Copy exactly the lines from the one containing "What matplotlib code" to the one containing "logp_cutoff = 1.30", both lines included, and nothing else.

-- BEGIN --

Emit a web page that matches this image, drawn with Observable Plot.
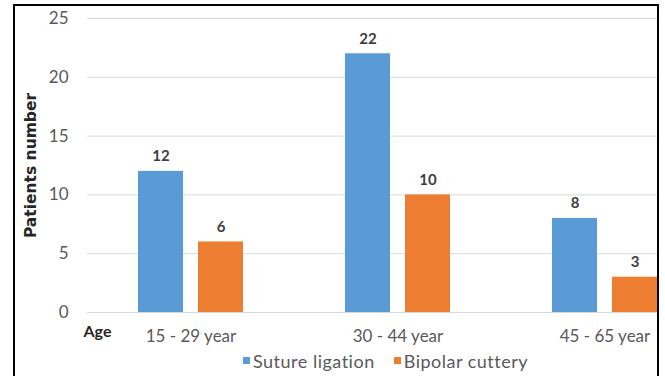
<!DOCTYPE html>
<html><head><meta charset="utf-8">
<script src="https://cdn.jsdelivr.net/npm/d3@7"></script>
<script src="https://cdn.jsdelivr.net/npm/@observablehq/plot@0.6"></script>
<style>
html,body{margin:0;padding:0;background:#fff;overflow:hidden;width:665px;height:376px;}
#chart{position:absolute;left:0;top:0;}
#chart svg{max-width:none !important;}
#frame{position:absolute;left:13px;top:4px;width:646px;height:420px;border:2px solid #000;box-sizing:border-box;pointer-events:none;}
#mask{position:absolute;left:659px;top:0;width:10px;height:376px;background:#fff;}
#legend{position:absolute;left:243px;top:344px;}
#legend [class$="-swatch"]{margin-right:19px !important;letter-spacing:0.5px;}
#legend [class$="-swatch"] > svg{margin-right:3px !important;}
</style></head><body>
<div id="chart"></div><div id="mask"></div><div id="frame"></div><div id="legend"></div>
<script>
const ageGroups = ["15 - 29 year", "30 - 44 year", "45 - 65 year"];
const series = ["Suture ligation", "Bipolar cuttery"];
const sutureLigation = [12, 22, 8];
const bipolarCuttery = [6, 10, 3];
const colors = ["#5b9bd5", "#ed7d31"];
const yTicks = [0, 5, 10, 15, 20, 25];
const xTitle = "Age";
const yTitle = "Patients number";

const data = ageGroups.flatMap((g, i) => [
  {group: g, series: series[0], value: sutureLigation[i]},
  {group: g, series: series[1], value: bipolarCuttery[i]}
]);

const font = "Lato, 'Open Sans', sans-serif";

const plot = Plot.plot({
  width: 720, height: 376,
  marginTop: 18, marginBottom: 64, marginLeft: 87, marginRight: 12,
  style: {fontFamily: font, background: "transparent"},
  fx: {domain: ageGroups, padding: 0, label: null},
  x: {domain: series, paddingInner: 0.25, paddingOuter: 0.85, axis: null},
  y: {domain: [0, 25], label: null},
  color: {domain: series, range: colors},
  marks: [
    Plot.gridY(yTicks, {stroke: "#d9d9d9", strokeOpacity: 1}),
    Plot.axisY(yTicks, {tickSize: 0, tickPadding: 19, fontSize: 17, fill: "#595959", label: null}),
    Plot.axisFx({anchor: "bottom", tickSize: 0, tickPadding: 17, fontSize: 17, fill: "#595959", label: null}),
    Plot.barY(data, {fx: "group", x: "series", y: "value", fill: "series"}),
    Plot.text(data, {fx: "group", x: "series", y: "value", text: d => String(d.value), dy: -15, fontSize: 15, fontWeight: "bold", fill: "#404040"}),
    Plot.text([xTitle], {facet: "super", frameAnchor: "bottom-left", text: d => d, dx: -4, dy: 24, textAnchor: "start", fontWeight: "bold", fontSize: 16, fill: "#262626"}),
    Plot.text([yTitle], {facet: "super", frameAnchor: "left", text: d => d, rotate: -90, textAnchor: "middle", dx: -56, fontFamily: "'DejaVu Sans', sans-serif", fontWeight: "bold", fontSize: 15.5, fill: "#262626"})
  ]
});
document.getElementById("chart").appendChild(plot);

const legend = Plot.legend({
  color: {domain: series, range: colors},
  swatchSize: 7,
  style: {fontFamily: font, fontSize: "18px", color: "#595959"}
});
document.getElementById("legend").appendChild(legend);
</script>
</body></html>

-- END --
-- BEGIN --

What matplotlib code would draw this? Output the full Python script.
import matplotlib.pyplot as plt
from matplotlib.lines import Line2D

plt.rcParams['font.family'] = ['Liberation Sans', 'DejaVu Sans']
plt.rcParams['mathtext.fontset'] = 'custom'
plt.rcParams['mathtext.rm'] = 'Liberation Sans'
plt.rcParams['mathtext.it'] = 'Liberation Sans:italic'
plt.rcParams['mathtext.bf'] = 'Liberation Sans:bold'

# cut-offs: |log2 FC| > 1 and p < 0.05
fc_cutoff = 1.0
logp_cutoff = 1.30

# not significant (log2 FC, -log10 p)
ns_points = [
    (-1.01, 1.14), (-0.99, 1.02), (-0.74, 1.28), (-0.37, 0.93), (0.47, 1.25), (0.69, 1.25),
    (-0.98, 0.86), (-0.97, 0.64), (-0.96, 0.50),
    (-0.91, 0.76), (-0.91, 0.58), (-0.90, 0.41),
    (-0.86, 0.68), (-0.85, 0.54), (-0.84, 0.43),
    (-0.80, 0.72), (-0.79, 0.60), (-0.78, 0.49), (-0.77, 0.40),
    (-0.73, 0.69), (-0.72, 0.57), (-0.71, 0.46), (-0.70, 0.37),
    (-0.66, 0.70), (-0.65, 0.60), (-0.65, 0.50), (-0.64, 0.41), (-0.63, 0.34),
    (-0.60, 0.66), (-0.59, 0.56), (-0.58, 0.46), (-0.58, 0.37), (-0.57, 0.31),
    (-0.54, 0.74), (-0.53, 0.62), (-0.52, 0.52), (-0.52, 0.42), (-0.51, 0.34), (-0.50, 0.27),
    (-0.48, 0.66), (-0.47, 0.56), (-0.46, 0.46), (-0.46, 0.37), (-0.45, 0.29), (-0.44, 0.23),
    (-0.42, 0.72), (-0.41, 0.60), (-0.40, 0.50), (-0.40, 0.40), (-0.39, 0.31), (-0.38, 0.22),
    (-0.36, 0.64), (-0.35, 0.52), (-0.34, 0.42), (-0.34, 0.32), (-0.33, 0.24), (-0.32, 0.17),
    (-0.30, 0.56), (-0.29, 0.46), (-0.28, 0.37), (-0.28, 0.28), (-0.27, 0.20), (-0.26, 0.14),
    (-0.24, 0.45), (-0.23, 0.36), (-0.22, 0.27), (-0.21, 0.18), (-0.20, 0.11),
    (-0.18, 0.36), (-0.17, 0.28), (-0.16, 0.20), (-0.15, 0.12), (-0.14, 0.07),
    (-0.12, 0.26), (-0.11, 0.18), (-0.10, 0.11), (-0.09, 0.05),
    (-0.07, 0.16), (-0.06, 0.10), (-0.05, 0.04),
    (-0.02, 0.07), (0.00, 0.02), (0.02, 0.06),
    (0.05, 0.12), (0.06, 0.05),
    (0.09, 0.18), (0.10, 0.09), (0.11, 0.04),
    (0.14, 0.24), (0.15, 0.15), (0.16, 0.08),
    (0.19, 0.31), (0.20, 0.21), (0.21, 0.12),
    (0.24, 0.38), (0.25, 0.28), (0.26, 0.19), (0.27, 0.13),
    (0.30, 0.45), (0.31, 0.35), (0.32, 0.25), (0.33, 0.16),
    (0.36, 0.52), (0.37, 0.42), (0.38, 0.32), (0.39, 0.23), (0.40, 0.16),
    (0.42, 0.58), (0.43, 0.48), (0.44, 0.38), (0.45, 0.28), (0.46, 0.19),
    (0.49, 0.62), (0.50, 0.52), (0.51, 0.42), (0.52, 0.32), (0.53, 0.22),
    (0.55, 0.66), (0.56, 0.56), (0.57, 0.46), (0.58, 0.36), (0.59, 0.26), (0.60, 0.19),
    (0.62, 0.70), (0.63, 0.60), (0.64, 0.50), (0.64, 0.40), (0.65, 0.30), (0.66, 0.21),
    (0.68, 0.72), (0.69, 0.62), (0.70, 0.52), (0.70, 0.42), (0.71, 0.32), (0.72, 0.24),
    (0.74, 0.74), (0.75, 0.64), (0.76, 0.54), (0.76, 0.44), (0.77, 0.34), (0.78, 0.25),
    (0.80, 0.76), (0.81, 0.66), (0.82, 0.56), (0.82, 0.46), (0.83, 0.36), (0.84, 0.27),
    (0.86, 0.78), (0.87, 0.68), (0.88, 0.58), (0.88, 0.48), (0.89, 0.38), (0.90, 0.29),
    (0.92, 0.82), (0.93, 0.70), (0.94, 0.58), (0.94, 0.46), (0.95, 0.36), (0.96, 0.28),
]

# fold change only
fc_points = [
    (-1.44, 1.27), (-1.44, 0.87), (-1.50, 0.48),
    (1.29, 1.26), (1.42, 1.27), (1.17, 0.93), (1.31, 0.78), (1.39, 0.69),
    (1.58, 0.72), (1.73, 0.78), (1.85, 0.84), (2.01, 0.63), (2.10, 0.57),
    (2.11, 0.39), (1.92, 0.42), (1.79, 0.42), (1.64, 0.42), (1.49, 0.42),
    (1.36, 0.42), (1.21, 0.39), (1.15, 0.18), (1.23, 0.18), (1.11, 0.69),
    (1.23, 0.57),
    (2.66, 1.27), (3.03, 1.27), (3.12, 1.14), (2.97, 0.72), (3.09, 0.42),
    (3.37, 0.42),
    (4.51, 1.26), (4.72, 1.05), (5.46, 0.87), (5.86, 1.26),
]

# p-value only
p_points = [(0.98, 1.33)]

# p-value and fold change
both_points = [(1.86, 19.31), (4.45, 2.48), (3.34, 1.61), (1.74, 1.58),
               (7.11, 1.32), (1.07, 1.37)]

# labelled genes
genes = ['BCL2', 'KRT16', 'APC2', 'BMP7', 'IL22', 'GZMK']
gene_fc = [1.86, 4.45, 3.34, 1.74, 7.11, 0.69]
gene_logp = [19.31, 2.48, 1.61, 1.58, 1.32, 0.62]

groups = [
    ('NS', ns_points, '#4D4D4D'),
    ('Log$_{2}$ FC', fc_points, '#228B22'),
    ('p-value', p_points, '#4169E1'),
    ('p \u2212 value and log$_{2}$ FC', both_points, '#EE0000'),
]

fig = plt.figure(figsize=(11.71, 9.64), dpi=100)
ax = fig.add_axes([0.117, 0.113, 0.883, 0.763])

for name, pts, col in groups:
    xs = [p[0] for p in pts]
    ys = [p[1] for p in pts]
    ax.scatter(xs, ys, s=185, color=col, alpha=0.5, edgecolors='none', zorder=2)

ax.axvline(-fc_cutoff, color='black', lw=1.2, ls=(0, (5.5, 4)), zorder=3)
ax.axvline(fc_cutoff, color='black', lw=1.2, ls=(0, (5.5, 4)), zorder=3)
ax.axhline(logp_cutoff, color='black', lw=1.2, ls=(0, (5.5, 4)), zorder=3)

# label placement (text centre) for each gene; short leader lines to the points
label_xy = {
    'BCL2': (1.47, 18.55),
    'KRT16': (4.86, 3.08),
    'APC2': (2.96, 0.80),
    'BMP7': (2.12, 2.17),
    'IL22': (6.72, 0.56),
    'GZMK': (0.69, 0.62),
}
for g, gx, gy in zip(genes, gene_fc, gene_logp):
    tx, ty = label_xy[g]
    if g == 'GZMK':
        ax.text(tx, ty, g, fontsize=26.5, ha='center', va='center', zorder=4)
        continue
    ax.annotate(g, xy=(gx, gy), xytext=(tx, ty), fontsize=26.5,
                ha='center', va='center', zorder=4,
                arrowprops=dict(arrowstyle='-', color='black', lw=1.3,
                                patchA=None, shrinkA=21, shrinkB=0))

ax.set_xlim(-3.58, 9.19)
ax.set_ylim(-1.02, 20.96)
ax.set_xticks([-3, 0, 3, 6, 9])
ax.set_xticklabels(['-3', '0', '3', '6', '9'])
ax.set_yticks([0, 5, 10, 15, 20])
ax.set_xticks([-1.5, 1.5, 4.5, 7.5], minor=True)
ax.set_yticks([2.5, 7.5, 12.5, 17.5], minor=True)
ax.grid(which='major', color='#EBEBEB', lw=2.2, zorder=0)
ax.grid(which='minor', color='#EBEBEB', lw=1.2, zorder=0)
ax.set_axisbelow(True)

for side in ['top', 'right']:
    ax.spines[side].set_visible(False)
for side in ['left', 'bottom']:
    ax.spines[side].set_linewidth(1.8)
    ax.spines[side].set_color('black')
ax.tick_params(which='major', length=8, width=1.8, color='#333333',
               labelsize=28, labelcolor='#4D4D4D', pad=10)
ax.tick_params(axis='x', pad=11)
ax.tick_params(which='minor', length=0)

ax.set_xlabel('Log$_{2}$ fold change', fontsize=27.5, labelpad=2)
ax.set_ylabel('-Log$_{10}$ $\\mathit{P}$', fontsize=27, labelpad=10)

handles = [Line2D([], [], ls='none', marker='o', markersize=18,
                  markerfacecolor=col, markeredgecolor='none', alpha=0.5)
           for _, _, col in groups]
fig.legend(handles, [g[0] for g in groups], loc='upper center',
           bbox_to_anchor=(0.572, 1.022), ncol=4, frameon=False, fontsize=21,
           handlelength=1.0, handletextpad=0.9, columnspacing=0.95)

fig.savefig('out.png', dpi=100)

-- END --

**Result for this task:**
What matplotlib code would draw this? Output the full Python script.
import matplotlib.pyplot as plt
from matplotlib.lines import Line2D

plt.rcParams['font.family'] = ['Liberation Sans', 'DejaVu Sans']
plt.rcParams['mathtext.fontset'] = 'custom'
plt.rcParams['mathtext.rm'] = 'Liberation Sans'
plt.rcParams['mathtext.it'] = 'Liberation Sans:italic'
plt.rcParams['mathtext.bf'] = 'Liberation Sans:bold'

# cut-offs: |log2 FC| > 1 and p < 0.05
fc_cutoff = 1.0
logp_cutoff = 1.30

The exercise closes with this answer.